Lack of oil or dirty oil and the failures would follow, rendering the cylinder head useless.
Briggs & Stratton Lawn Mower engines ran with aluminum pistons and cylinders.

Trashed lots of Briggs and Stratton Engines with worn out bearings (and cylinder bores) from lack of oil or wrong oil or dirty oil.

I agree with previous posts on avoiding steel on aluminum bearings unless lots of clean oil.

--ShopShoe
 
Many thanks to all of you.

I'll come clean: this is for the tappet guides in my latest miniature aero engine, a replica 7 cyl radial by Armstrong-Siddeley in 1/3 scale dating from circa 1925. The original engines used a cast alloy with steel tappets plus plenty of splashed oil; being castings they may well have been high in silicone, like pistons.

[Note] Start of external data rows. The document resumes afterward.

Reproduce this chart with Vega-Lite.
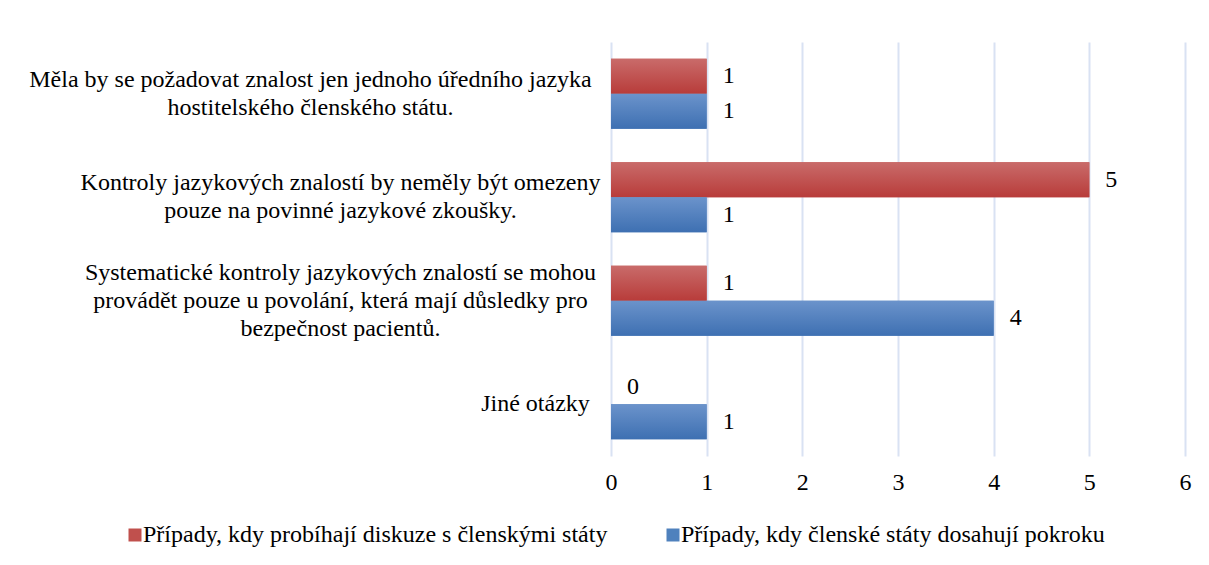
{
  "$schema": "https://vega.github.io/schema/vega-lite/v6.json",
  "width": 574,
  "height": 414,
  "autosize": {"type": "none"},
  "padding": {"left": 611, "top": 42, "right": 24, "bottom": 109},
  "background": "white",
  "config": {"view": {"stroke": null}, "font": "Liberation Serif"},
  "data": {
    "values": [
      {"question": "Měla by se požadovat znalost jen jednoho úředního jazyka|hostitelského členského státu.", "series": "Případy, kdy probíhají diskuze s členskými státy", "value": 1},
      {"question": "Měla by se požadovat znalost jen jednoho úředního jazyka|hostitelského členského státu.", "series": "Případy, kdy členské státy dosahují pokroku", "value": 1},
      {"question": "Kontroly jazykových znalostí by neměly být omezeny|pouze na povinné jazykové zkoušky.", "series": "Případy, kdy probíhají diskuze s členskými státy", "value": 5},
      {"question": "Kontroly jazykových znalostí by neměly být omezeny|pouze na povinné jazykové zkoušky.", "series": "Případy, kdy členské státy dosahují pokroku", "value": 1},
      {"question": "Systematické kontroly jazykových znalostí se mohou|provádět pouze u povolání, která mají důsledky pro|bezpečnost pacientů.", "series": "Případy, kdy probíhají diskuze s členskými státy", "value": 1},
      {"question": "Systematické kontroly jazykových znalostí se mohou|provádět pouze u povolání, která mají důsledky pro|bezpečnost pacientů.", "series": "Případy, kdy členské státy dosahují pokroku", "value": 4},
      {"question": "Jiné otázky", "series": "Případy, kdy probíhají diskuze s členskými státy", "value": 0},
      {"question": "Jiné otázky", "series": "Případy, kdy členské státy dosahují pokroku", "value": 1}
    ]
  },
  "encoding": {
    "y": {
      "field": "question",
      "type": "nominal",
      "sort": null,
      "scale": {"paddingInner": 0.324, "paddingOuter": 0.162},
      "axis": {
        "title": null,
        "domain": false,
        "ticks": false,
        "grid": false,
        "labelAlign": "center",
        "labelBaseline": "middle",
        "labelPadding": {"expr": "21 + 5 * max(length(split(datum.label, '|')[0]), length(split(datum.label, '|')[1] || ''), length(split(datum.label, '|')[2] || ''))"},
        "labelOffset": {"expr": "-14 * (length(split(datum.label, '|')) - 1)"},
        "labelFont": "Liberation Serif",
        "labelFontSize": 24,
        "labelLineHeight": 28,
        "labelColor": "black",
        "labelLimit": 1000,
        "labelExpr": "split(datum.label, '|')"
      }
    },
    "yOffset": {
      "field": "series",
      "type": "nominal",
      "sort": null,
      "scale": {"paddingInner": 0, "paddingOuter": 0}
    },
    "x": {
      "field": "value",
      "type": "quantitative",
      "scale": {"domain": [0, 6], "nice": false},
      "axis": {
        "title": null,
        "domain": false,
        "ticks": false,
        "values": [0, 1, 2, 3, 4, 5, 6],
        "grid": true,
        "gridColor": "#d9e2f3",
        "gridWidth": 2,
        "labelFlush": false,
        "labelFont": "Liberation Serif",
        "labelFontSize": 24,
        "labelColor": "black",
        "labelPadding": 14
      }
    }
  },
  "layer": [
    {
      "mark": {"type": "bar"},
      "encoding": {
        "color": {
          "field": "series",
          "type": "nominal",
          "sort": null,
          "scale": {
            "domain": ["Případy, kdy probíhají diskuze s členskými státy", "Případy, kdy členské státy dosahují pokroku"],
            "range": ["#c0504d", "#4f81bd"]
          },
          "legend": {
            "orient": "none",
            "legendX": -488,
            "legendY": 481,
            "padding": 0,
            "direction": "horizontal",
            "title": null,
            "labelFont": "Liberation Serif",
            "labelFontSize": 24,
            "labelColor": "black",
            "labelLimit": 1000,
            "symbolType": "square",
            "symbolSize": 169,
            "symbolStrokeWidth": 0,
            "columnPadding": 53,
            "labelOffset": -4
          }
        }
      }
    },
    {
      "mark": {"type": "bar"},
      "encoding": {
        "fill": {
          "condition": {
            "test": "datum.series === 'Případy, kdy probíhají diskuze s členskými státy'",
            "value": {"gradient": "linear", "x1": 0, "y1": 0, "x2": 0, "y2": 1, "stops": [{"offset": 0, "color": "#c96b6a"}, {"offset": 1, "color": "#b83c3a"}]}
          },
          "value": {"gradient": "linear", "x1": 0, "y1": 0, "x2": 0, "y2": 1, "stops": [{"offset": 0, "color": "#6b93cb"}, {"offset": 1, "color": "#3e70b2"}]}
        }
      }
    },
    {
      "mark": {"type": "text", "align": "left", "baseline": "middle", "dx": 16, "font": "Liberation Serif", "fontSize": 24, "color": "black"},
      "encoding": {"text": {"field": "value", "type": "quantitative"}}
    }
  ]
}
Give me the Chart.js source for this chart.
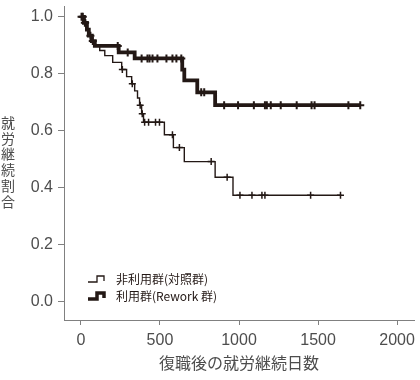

But mine are too small for castings so have to be turned from solid. I intend to use 7075 in the t6 condition which hopefully will be hard enough. The tappets will be polished silver steel 9/32 dia with a few oil retaining grooves. As this is supposed to be a true model I don't want to substitute with bronze or anything else; besides there is the weight issue. Unfortunately due to the push rods being somewhat at a slant, there will be a small side loading on the tappet. SteveO advises dural and may well be right, so perhaps a controlled experiment is needed to see which material is best. I reckon that getting a really good finish in the bores will be key, perhaps with the slanting honed pattern that you find in cylinders.